Monday 30 April 2012

Project Six: Web Portfolio

The Brief
In this assignment, you will design and build a website containing your FdA work to date, plus any existing work you feel you should include in your portfolio and biography information such as an ‘about’ section and/or a CV.  This will form the starting point to your portfolio website which you will keep up to date with new projects throughout the course. 

Making web pages
To make successful websites with working links you will need to thoroughly understand the folder system that structures your files. You will create a web project folder with your name and make folders within this that offer a sensible navigation structure.  These may be, css, images, scripts, working files.  Please note the index.html page MUST be loose at the top of the hierarchy not inside a folder.
You will use TextWrangler to create all HTML and CSS. The goal of this project is to further your understanding and abilities in hand coding HTML & CSS, therefore you will not be allowed to make any of this assignment in Adobe Dreamweaver or any other visual WYSIWYG editor.
Your site will be constructed as a single page with the different sections made visible using css positioning or by a hide/show or similar jQuery method. CSS3 animation or jQuery will give the smoothest and best results.
You will not use images of text in this assignment. All text elements must be live selectable text and styled using css. You will use either Google Fonts or @fontface for your text elements.
Images are restricted for content, header (masthead) decoration or sprites for use as background to navigation elements but all links must be text based.
Important: You will not use html tables for the purpose of creating layouts at all in this assignment.

Working with CSS
You will use Cascading Style Sheets (CSS) to format and style the elements of your page so that you can:
·      style and distinguish between navigational and content areas of your page,
·      format and control your text and any links,
·      you can create print- friendly versions of your page which restyle the content for print outcomes.
Working with real outcomes
You will also prepare and format your page with CSS for different browsers on different platforms.
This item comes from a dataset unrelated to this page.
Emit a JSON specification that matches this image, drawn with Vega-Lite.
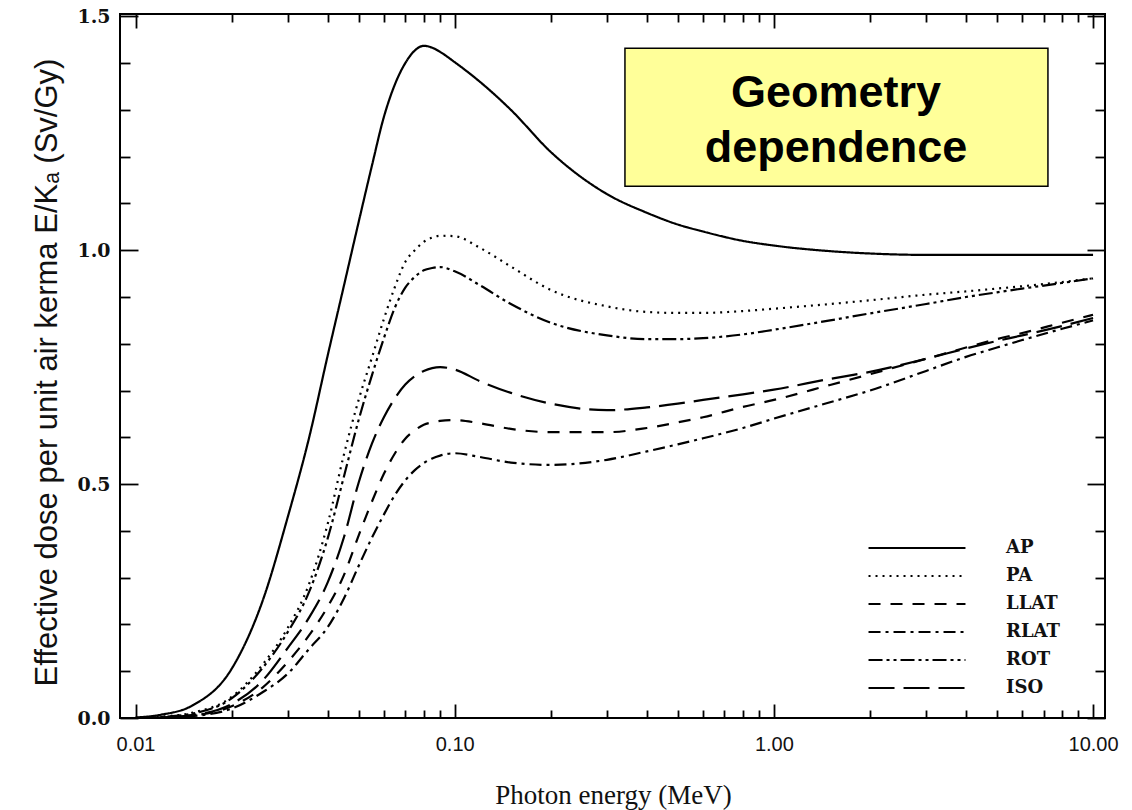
{
  "$schema": "https://vega.github.io/schema/vega-lite/v6.json",
  "width": 985,
  "height": 704,
  "autosize": "none",
  "padding": {"left": 120, "top": 14, "right": 27, "bottom": 92},
  "background": "white",
  "config": {
    "view": {"stroke": "black", "strokeWidth": 2},
    "axis": {"domain": false, "grid": false, "tickColor": "black", "tickWidth": 1.8, "labelColor": "#111", "titleColor": "#111"}
  },
  "datasets": {
    "curves": [
      {"E": 0.01, "AP": 0.001, "PA": 0, "LLAT": 0, "RLAT": 0, "ROT": 0, "ISO": 0},
      {"E": 0.012, "AP": 0.007, "PA": 0.003, "LLAT": 0.001, "RLAT": 0.001, "ROT": 0.002, "ISO": 0.001},
      {"E": 0.015, "AP": 0.026, "PA": 0.011, "LLAT": 0.005, "RLAT": 0.004, "ROT": 0.009, "ISO": 0.006},
      {"E": 0.02, "AP": 0.105, "PA": 0.045, "LLAT": 0.025, "RLAT": 0.02, "ROT": 0.042, "ISO": 0.03},
      {"E": 0.025, "AP": 0.25, "PA": 0.114, "LLAT": 0.065, "RLAT": 0.055, "ROT": 0.107, "ISO": 0.08},
      {"E": 0.03, "AP": 0.43, "PA": 0.193, "LLAT": 0.12, "RLAT": 0.095, "ROT": 0.184, "ISO": 0.15},
      {"E": 0.035, "AP": 0.6, "PA": 0.287, "LLAT": 0.177, "RLAT": 0.148, "ROT": 0.27, "ISO": 0.215},
      {"E": 0.04, "AP": 0.775, "PA": 0.415, "LLAT": 0.238, "RLAT": 0.194, "ROT": 0.384, "ISO": 0.29},
      {"E": 0.045, "AP": 0.925, "PA": 0.564, "LLAT": 0.306, "RLAT": 0.256, "ROT": 0.517, "ISO": 0.387},
      {"E": 0.05, "AP": 1.06, "PA": 0.68, "LLAT": 0.39, "RLAT": 0.325, "ROT": 0.637, "ISO": 0.503},
      {"E": 0.055, "AP": 1.18, "PA": 0.77, "LLAT": 0.462, "RLAT": 0.385, "ROT": 0.732, "ISO": 0.586},
      {"E": 0.06, "AP": 1.285, "PA": 0.853, "LLAT": 0.522, "RLAT": 0.435, "ROT": 0.812, "ISO": 0.643},
      {"E": 0.065, "AP": 1.355, "PA": 0.922, "LLAT": 0.566, "RLAT": 0.477, "ROT": 0.878, "ISO": 0.684},
      {"E": 0.07, "AP": 1.4, "PA": 0.975, "LLAT": 0.597, "RLAT": 0.508, "ROT": 0.92, "ISO": 0.713},
      {"E": 0.075, "AP": 1.427, "PA": 1.0, "LLAT": 0.615, "RLAT": 0.53, "ROT": 0.943, "ISO": 0.731},
      {"E": 0.08, "AP": 1.437, "PA": 1.018, "LLAT": 0.627, "RLAT": 0.545, "ROT": 0.957, "ISO": 0.742},
      {"E": 0.085, "AP": 1.433, "PA": 1.027, "LLAT": 0.632, "RLAT": 0.555, "ROT": 0.962, "ISO": 0.748},
      {"E": 0.09, "AP": 1.424, "PA": 1.031, "LLAT": 0.635, "RLAT": 0.561, "ROT": 0.964, "ISO": 0.75},
      {"E": 0.1, "AP": 1.402, "PA": 1.03, "LLAT": 0.637, "RLAT": 0.566, "ROT": 0.955, "ISO": 0.745},
      {"E": 0.12, "AP": 1.36, "PA": 1.005, "LLAT": 0.63, "RLAT": 0.558, "ROT": 0.925, "ISO": 0.72},
      {"E": 0.15, "AP": 1.3, "PA": 0.965, "LLAT": 0.618, "RLAT": 0.546, "ROT": 0.885, "ISO": 0.695},
      {"E": 0.2, "AP": 1.21, "PA": 0.915, "LLAT": 0.611, "RLAT": 0.541, "ROT": 0.845, "ISO": 0.672},
      {"E": 0.3, "AP": 1.12, "PA": 0.88, "LLAT": 0.611, "RLAT": 0.552, "ROT": 0.818, "ISO": 0.658},
      {"E": 0.4, "AP": 1.08, "PA": 0.868, "LLAT": 0.62, "RLAT": 0.57, "ROT": 0.81, "ISO": 0.664},
      {"E": 0.5, "AP": 1.055, "PA": 0.866, "LLAT": 0.632, "RLAT": 0.585, "ROT": 0.81, "ISO": 0.672},
      {"E": 0.6, "AP": 1.04, "PA": 0.866, "LLAT": 0.643, "RLAT": 0.598, "ROT": 0.812, "ISO": 0.68},
      {"E": 0.8, "AP": 1.02, "PA": 0.87, "LLAT": 0.665, "RLAT": 0.62, "ROT": 0.82, "ISO": 0.692},
      {"E": 1, "AP": 1.01, "PA": 0.875, "LLAT": 0.68, "RLAT": 0.64, "ROT": 0.83, "ISO": 0.702},
      {"E": 1.5, "AP": 0.998, "PA": 0.885, "LLAT": 0.712, "RLAT": 0.675, "ROT": 0.85, "ISO": 0.725},
      {"E": 2, "AP": 0.993, "PA": 0.893, "LLAT": 0.735, "RLAT": 0.7, "ROT": 0.865, "ISO": 0.74},
      {"E": 3, "AP": 0.99, "PA": 0.905, "LLAT": 0.768, "RLAT": 0.742, "ROT": 0.885, "ISO": 0.768},
      {"E": 4, "AP": 0.99, "PA": 0.912, "LLAT": 0.792, "RLAT": 0.772, "ROT": 0.9, "ISO": 0.79},
      {"E": 5, "AP": 0.99, "PA": 0.918, "LLAT": 0.81, "RLAT": 0.792, "ROT": 0.91, "ISO": 0.806},
      {"E": 6, "AP": 0.99, "PA": 0.923, "LLAT": 0.823, "RLAT": 0.808, "ROT": 0.918, "ISO": 0.818},
      {"E": 8, "AP": 0.99, "PA": 0.932, "LLAT": 0.845, "RLAT": 0.832, "ROT": 0.93, "ISO": 0.838},
      {"E": 10, "AP": 0.99, "PA": 0.94, "LLAT": 0.862, "RLAT": 0.85, "ROT": 0.94, "ISO": 0.855}
    ],
    "box": [{"x0": 0.3415, "x1": 7.222, "y0": 1.1368, "y1": 1.4316}],
    "words": [
      {"tx": 1.565, "ty": 1.3355, "label": "Geometry"},
      {"tx": 1.565, "ty": 1.218, "label": "dependence"}
    ]
  },
  "layer": [
    {
      "data": {"name": "curves"},
      "transform": [{"fold": ["AP", "PA", "LLAT", "RLAT", "ROT", "ISO"], "as": ["series", "value"]}],
      "mark": {"type": "line", "interpolate": "monotone", "color": "black", "strokeWidth": 2.2},
      "encoding": {
        "x": {
          "field": "E", "type": "quantitative",
          "scale": {"type": "log", "domain": [0.00894, 10.9], "nice": false},
          "axis": {
            "orient": "bottom",
            "values": [0.01, 0.02, 0.03, 0.04, 0.05, 0.06, 0.07, 0.08, 0.09, 0.1, 0.2, 0.3, 0.4, 0.5, 0.6, 0.7, 0.8, 0.9, 1, 2, 3, 4, 5, 6, 7, 8, 9, 10],
            "labelExpr": "abs(log(datum.value)/LN10 - round(log(datum.value)/LN10)) < 1e-6 ? format(datum.value, '.2f') : ''",
            "tickSize": {"condition": {"test": "abs(log(datum.value)/LN10 - round(log(datum.value)/LN10)) < 1e-6", "value": -14}, "value": -8},
            "labelPadding": 30,
            "labelFlush": false,
            "labelFont": "Liberation Sans",
            "labelFontSize": 20,
            "title": "Photon energy (MeV)",
            "titleFont": "Liberation Serif",
            "titleFontSize": 27,
            "titleFontWeight": "normal",
            "titleX": 493,
            "titleY": 77,
            "titleBaseline": "middle"
          }
        },
        "y": {
          "field": "value", "type": "quantitative",
          "scale": {"domain": [0, 1.505], "nice": false, "zero": false},
          "axis": {
            "orient": "left",
            "values": [0, 0.1, 0.2, 0.3, 0.4, 0.5, 0.6, 0.7, 0.8, 0.9, 1, 1.1, 1.2, 1.3, 1.4, 1.5],
            "labelExpr": "abs(datum.value*2 - round(datum.value*2)) < 1e-6 ? format(datum.value, '.1f') : ''",
            "tickSize": {"condition": {"test": "abs(datum.value*2 - round(datum.value*2)) < 1e-6", "value": -18}, "value": -10},
            "labelPadding": 28,
            "labelFont": "DejaVu Serif",
            "labelFontWeight": "bold",
            "labelFontSize": 19,
            "title": "Effective dose per unit air kerma E/Kₐ (Sv/Gy)",
            "titleFont": "Liberation Sans",
            "titleFontSize": 31,
            "titleFontWeight": "normal",
            "titleX": -73,
            "titleY": 358,
            "titleAngle": -90,
            "titleAlign": "center",
            "titleBaseline": "middle"
          }
        },
        "strokeDash": {
          "field": "series", "type": "nominal",
          "scale": {"domain": ["AP", "PA", "LLAT", "RLAT", "ROT", "ISO"], "range": [[1, 0], [2, 5], [12, 10], [12, 5, 3, 5], [14, 4, 3, 4, 3, 4], [26, 9]]},
          "legend": {
            "orient": "none",
            "legendX": 788,
            "legendY": 525,
            "title": null,
            "symbolType": "M-10,0H10",
            "symbolSize": 94,
            "symbolStrokeWidth": 2.2,
            "symbolStrokeColor": "black",
            "labelFont": "DejaVu Serif",
            "labelFontWeight": "bold",
            "labelFontSize": 18,
            "labelColor": "#111",
            "labelOffset": 80,
            "rowPadding": 10
          }
        }
      }
    },
    {
      "data": {"name": "box"},
      "mark": {"type": "rect", "fill": "#FFFF99", "stroke": "black", "strokeWidth": 1.5},
      "encoding": {
        "x": {
          "field": "x0", "type": "quantitative",
          "scale": {"type": "log", "domain": [0.00894, 10.9], "nice": false},
          "axis": {
            "orient": "top",
            "values": [0.01, 0.02, 0.03, 0.04, 0.05, 0.06, 0.07, 0.08, 0.09, 0.1, 0.2, 0.3, 0.4, 0.5, 0.6, 0.7, 0.8, 0.9, 1, 2, 3, 4, 5, 6, 7, 8, 9, 10],
            "labels": false,
            "tickSize": {"condition": {"test": "abs(log(datum.value)/LN10 - round(log(datum.value)/LN10)) < 1e-6", "value": -14}, "value": -8},
            "title": null
          }
        },
        "x2": {"field": "x1"},
        "y": {
          "field": "y0", "type": "quantitative",
          "scale": {"domain": [0, 1.505], "nice": false, "zero": false},
          "axis": {
            "orient": "right",
            "values": [0, 0.1, 0.2, 0.3, 0.4, 0.5, 0.6, 0.7, 0.8, 0.9, 1, 1.1, 1.2, 1.3, 1.4, 1.5],
            "labels": false,
            "tickSize": {"condition": {"test": "abs(datum.value*2 - round(datum.value*2)) < 1e-6", "value": -18}, "value": -10},
            "title": null
          }
        },
        "y2": {"field": "y1"}
      }
    },
    {
      "data": {"name": "words"},
      "mark": {"type": "text", "font": "Liberation Sans", "fontWeight": "bold", "fontSize": 45, "color": "black", "align": "center", "baseline": "middle"},
      "encoding": {
        "x": {"field": "tx", "type": "quantitative", "axis": null},
        "y": {"field": "ty", "type": "quantitative", "axis": null},
        "text": {"field": "label"}
      }
    }
  ],
  "resolve": {"axis": {"x": "independent", "y": "independent"}}
}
This will involve testing your pages on both Mac and PC computers.
In order to make sure that your pages work seamlessly in different browsers and on both Macs and PCs, you can use conditional HTML comments to direct Mac and PC browsers (including Internet Explorer and Safari to sets of CSS files).
Working with text and images
Text material in Word .doc format or created in any other word processing package must be converted to 'vanilla' plain text (txt) files before inserting into the web page.
You will use Photoshop or Illustrator to process images that will be optimised for web delivery using Save for Web and Devices as a gif, jpg or png, with care taken over pixel dimensions, file sizes and image qualities.  Video content should be displayed using the ‘Video for Everybody’ system.
All the images you make in Photoshop and Illustrator should be placed in the ‘images’ folder in your project folder and will be addressed with the correct routing through HTML. You will make these images accessible through the use of  <alt> and <title> tags.
For the typographic elements of your design you will use webfonts using either @fontface or Google Web Fonts.

Your design work
You should ensure that you take note of screen sizes and that your pages work effectively with current popular screen resolutions.
You should consider creating visually pleasing and legible designs where the design acts to make the content more appealing and readily readable with a standard web browser, rather than dominate or overpower the content.
Your designs must achieve consistency over the sections of your site: you must use common type styling, layout and structural elements between sections.
You need to consider usability and accessibility in the design of your interface and page layout.
You will need to demonstrate your approach to the creative process using methods that are standard to the digital media industries.  As well as your visual research, your sketchbook and blog should show sketches, ideas and experiments for the designs in development so the processes you used to reach decisions on such issues as wireframe layout, colour, typography and navigation are transparent.  Navigation must be planned using flow diagrams. 

 
Pitching your designs
You will pitch your designs to the group and tutors in a presentation.  You have to include your proposed content, layout, interface designs and look and feel in your pitch.  This can include:-
-       Wireframes
-       Flow diagrams
-       Graphics
-       Proposed content
-       Logo and heading designs
-       Interface designs
-       Page mock-ups
This pitch needs to be prepared as if you were selling your idea to a client.  Include technical research, particularly screen resolutions, browsers and platforms.  Show colours and fonts in mock ups rather than on their own – make visualisations rather than lists.


Sketch books must be produced for assessment at EVERY lesson!